Former Reagan speechwriter Peggy Noonan, a thoughtful and elegant writer, today takes on the notion — voiced mainly by wishful, self-deluding Democrats — that Rush Limbaugh is the voice of the Republican party.
The Democrats have a leader. He’s the president. When a party has a president, he’s the leader.
Parties out of power, almost by definition, are in search of one. When parties do not hold the White House and Congress they are, of necessity, retooling and reshaping themselves.

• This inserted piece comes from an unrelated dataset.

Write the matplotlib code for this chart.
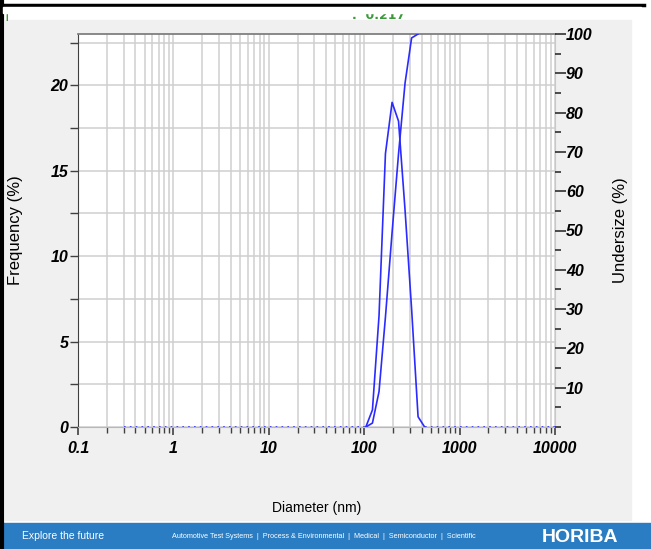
from __future__ import annotations

import matplotlib
matplotlib.use("Agg")
import matplotlib.pyplot as plt
from matplotlib.patches import Rectangle
from matplotlib.lines import Line2D
from matplotlib.ticker import FixedLocator, LogLocator, NullFormatter

# frequency distribution (diameter nm -> %)
freq_diam = [104, 122, 143, 167, 196, 229, 268, 314, 367, 430]
freq_vals = [0.0, 1.0, 6.5, 16.0, 19.0, 17.9, 12.7, 6.9, 0.6, 0.0]

# cumulative undersize (diameter nm -> %)
under_diam = [104, 122, 143, 167, 196, 229, 268, 314, 367]
under_vals = [0.0, 1.0, 9.0, 28.0, 49.5, 69.5, 87.5, 99.0, 100.0]

# zero baseline outside the measured range
zero_left = [0.3, 104]
zero_right = [430, 10000]

x_ticks = [0.1, 1, 10, 100, 1000, 10000]
x_labels = ["0.1", "1", "10", "100", "1000", "10000"]
freq_ticks = [0, 5, 10, 15, 20]
under_ticks = [10, 20, 30, 40, 50, 60, 70, 80, 90, 100]

BLUE = "#2b2bff"
GRID = "#cfcfcf"
TICK_FONT = dict(family=["Liberation Sans Narrow", "Liberation Sans", "DejaVu Sans"],
                 weight="bold", style="italic", size=11.5)


def main() -> None:
    fig = plt.figure(figsize=(6.51, 5.49), dpi=100)
    fig.patch.set_facecolor("white")

    # grey report panel, blue footer, black frame
    fig.patches.append(Rectangle((5 / 651, 29 / 549), 626 / 651, 500 / 549,
                                 transform=fig.transFigure, color="#f0f0f0", zorder=-2))
    fig.patches.append(Rectangle((0, 0), 1, 26 / 549, transform=fig.transFigure,
                                 color="#2a7dc3", zorder=-2))
    fig.lines.append(Line2D([0, 0.99], [1 - 5 / 549] * 2, transform=fig.transFigure,
                            color="black", lw=2.5))
    fig.lines.append(Line2D([1.5 / 651] * 2, [0, 1], transform=fig.transFigure,
                            color="black", lw=3))

    # clipped text from the previous page section
    fig.text(5 / 651, 1 - 18 / 549, "| '", color="#3a9a3a", fontsize=9, weight="bold")
    fig.text(352 / 651, 1 - 19 / 549, ".  0.217", color="#3a9a3a", fontsize=9, weight="bold")
    fig.patches.append(Rectangle((0.005, 1 - 13 / 549), 0.98, 6 / 549,
                                 transform=fig.transFigure, color="white", zorder=5))

    ax = fig.add_axes([78 / 651, 1 - 427 / 549, 477 / 651, 393 / 549])
    ax.set_xscale("log")
    ax.set_xlim(0.1, 10000)
    ax.set_ylim(0, 23)
    ax.set_facecolor("white")

    ax.xaxis.set_major_locator(FixedLocator(x_ticks))
    ax.xaxis.set_minor_locator(LogLocator(base=10, subs=range(2, 10), numticks=20))
    ax.xaxis.set_minor_formatter(NullFormatter())
    ax.set_xticks(x_ticks)
    ax.set_xticklabels(x_labels, fontdict=TICK_FONT)
    ax.set_yticks(freq_ticks)
    ax.set_yticklabels([str(v) for v in freq_ticks], fontdict=TICK_FONT)
    ax.yaxis.set_minor_locator(FixedLocator([2.5, 7.5, 12.5, 17.5, 22.5]))

    ax.grid(True, which="both", axis="x", color=GRID, lw=1.1)
    ax.grid(True, which="both", axis="y", color=GRID, lw=1.1)
    ax.set_axisbelow(True)

    ax.tick_params(axis="x", which="major", direction="out", length=6, width=1.2,
                   color="#404040", pad=4)
    ax.tick_params(axis="x", which="minor", direction="out", length=4, width=1,
                   color="#404040")
    ax.tick_params(axis="y", which="major", direction="out", length=6, width=1,
                   color="#404040", pad=1)
    ax.tick_params(axis="y", which="minor", direction="out", length=6, width=1,
                   color="#404040")

    ax.spines["left"].set_color("#404040")
    ax.spines["top"].set_color("#808080")
    ax.spines["top"].set_linewidth(1.3)
    ax.spines["bottom"].set_color("#b8b8b8")
    ax.spines["right"].set_color("#c8c8c8")

    ax.plot(zero_left, [0, 0], color=BLUE, lw=1.2, ls=(0, (1, 2.5)), clip_on=False)
    ax.plot(zero_right, [0, 0], color=BLUE, lw=1.2, ls=(0, (1, 2.5)), clip_on=False)
    ax.plot(freq_diam, freq_vals, color=BLUE, lw=1.2)

    ax2 = ax.twinx()
    ax2.set_ylim(0, 100)
    ax2.set_yticks(under_ticks)
    ax2.set_yticklabels([str(v) for v in under_ticks], fontdict=TICK_FONT)
    ax2.yaxis.set_minor_locator(FixedLocator([0, 5, 15, 25, 35, 45, 55, 65, 75, 85, 95]))
    ax2.tick_params(axis="y", which="major", direction="out", length=8, width=1.1,
                    color="#202020", pad=0)
    ax2.tick_params(axis="y", which="minor", direction="out", length=4, width=1.1,
                    color="#202020")
    for side in ["left", "top", "bottom", "right"]:
        ax2.spines[side].set_visible(False)
    ax2.plot(under_diam, under_vals, color=BLUE, lw=1.2)

    label_font = ["Liberation Sans", "DejaVu Sans"]
    fig.text(16 / 651, 1 - 230 / 549, "Frequency (%)", rotation=90, ha="center",
             va="center", fontsize=12, family=label_font)
    fig.text(621 / 651, 1 - 230 / 549, "Undersize (%)", rotation=90, ha="center",
             va="center", fontsize=12, family=label_font)
    fig.text(317 / 651, 1 - 508 / 549, "Diameter (nm)", ha="center", va="center",
             fontsize=10, family=label_font)

    # footer
    fig.text(22 / 651, 13 / 549, "Explore the future", color="white", va="center",
             fontsize=7.5, family=label_font)
    fig.text(324 / 651, 13 / 549,
             "Automotive Test Systems  |  Process & Environmental  |  Medical  |  "
             "Semiconductor  |  Scientific",
             color="white", ha="center", va="center", fontsize=5.2, family=label_font)
    fig.text(580 / 651, 12 / 549, "HORIBA", color="white", ha="center", va="center",
             fontsize=14, weight="bold", family=label_font)

    fig.savefig("out.png", dpi=100)
    plt.close(fig)


if __name__ == "__main__":
    main()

Leaders of various party factions, being humans in politics and therefore bearing within themselves unsleeping little engines of ambition (that’s what Billy Herndon said lay inside his friend, unassuming prairie lawyer Abe Lincoln) will jostle each other for place.

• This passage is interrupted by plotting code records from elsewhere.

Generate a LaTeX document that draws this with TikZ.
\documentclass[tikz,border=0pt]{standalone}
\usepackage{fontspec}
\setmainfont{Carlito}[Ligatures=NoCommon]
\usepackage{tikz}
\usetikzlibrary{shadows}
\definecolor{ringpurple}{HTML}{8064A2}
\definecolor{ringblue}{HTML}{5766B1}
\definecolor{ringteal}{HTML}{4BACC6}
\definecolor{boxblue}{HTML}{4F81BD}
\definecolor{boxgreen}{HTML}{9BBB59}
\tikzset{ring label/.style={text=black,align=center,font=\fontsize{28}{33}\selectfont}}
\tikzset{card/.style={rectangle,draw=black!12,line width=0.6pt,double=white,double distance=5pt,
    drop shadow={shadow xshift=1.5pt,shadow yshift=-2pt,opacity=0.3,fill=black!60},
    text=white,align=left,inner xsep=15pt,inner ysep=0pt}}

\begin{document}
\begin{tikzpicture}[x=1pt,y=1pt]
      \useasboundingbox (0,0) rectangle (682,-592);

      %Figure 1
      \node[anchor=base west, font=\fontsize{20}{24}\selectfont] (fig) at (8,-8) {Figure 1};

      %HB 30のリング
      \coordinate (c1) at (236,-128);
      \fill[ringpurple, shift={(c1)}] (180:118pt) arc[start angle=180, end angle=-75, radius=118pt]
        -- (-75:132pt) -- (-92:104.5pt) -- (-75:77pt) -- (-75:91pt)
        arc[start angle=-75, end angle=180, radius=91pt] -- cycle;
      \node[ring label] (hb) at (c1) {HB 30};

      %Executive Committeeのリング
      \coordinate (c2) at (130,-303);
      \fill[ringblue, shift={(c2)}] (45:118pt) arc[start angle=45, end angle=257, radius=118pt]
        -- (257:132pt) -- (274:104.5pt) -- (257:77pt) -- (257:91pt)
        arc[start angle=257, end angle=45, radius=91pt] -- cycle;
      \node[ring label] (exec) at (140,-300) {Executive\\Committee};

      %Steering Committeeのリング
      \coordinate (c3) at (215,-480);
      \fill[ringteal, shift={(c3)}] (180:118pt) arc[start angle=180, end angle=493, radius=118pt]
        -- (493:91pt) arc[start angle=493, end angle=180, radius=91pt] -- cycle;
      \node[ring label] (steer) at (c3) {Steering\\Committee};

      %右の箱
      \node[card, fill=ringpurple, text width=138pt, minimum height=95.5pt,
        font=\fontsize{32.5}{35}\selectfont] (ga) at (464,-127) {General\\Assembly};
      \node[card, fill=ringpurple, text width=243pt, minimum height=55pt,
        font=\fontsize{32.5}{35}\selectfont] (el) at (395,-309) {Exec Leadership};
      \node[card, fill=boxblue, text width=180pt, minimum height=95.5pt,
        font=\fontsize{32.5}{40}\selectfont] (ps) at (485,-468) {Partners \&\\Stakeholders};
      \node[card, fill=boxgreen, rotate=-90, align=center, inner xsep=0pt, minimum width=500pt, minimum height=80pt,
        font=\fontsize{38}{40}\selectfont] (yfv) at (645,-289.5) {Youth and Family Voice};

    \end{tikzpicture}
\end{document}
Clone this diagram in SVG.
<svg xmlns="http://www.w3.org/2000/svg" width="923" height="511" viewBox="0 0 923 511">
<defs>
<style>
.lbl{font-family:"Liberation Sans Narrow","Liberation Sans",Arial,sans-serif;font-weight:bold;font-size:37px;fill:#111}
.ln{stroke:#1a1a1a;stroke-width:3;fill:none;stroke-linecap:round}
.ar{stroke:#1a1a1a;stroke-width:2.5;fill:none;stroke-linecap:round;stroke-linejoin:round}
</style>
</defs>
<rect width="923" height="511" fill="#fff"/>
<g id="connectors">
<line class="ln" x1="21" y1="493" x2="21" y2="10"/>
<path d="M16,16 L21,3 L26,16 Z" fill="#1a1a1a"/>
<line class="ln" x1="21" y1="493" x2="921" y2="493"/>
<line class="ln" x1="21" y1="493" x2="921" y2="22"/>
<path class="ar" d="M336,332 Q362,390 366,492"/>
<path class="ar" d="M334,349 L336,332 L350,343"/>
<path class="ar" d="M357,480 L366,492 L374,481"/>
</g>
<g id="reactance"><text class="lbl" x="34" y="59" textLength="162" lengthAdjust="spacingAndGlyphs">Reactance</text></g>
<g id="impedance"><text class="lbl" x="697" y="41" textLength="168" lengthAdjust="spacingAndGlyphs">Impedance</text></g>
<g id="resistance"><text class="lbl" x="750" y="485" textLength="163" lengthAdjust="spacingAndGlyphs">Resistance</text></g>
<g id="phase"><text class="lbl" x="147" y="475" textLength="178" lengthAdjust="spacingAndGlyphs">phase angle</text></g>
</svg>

Ultimately a leader will emerge for the Republican party, and it won’t be Rush Limbaugh or any other flame-thrower. The flame-throwers are not going away, but their role is to provide a challenge to the party, not leadership.
Both conservative media and liberal media are alike in that they have to keep the ratings up, or the numbers up, or the hits. If they lose audience, they can lose everything from clout to ad revenue. Because they have to keep the numbers up, they have to keep it hot, which actually has some affect on the national conversation. The mainstream media is only too happy to headline it when a radio talker says Sonia Sotomayer is a dope. The radio talker may be doing it to play to his base, but the mainstream media does it to show that Republicans are mean, thick and angry.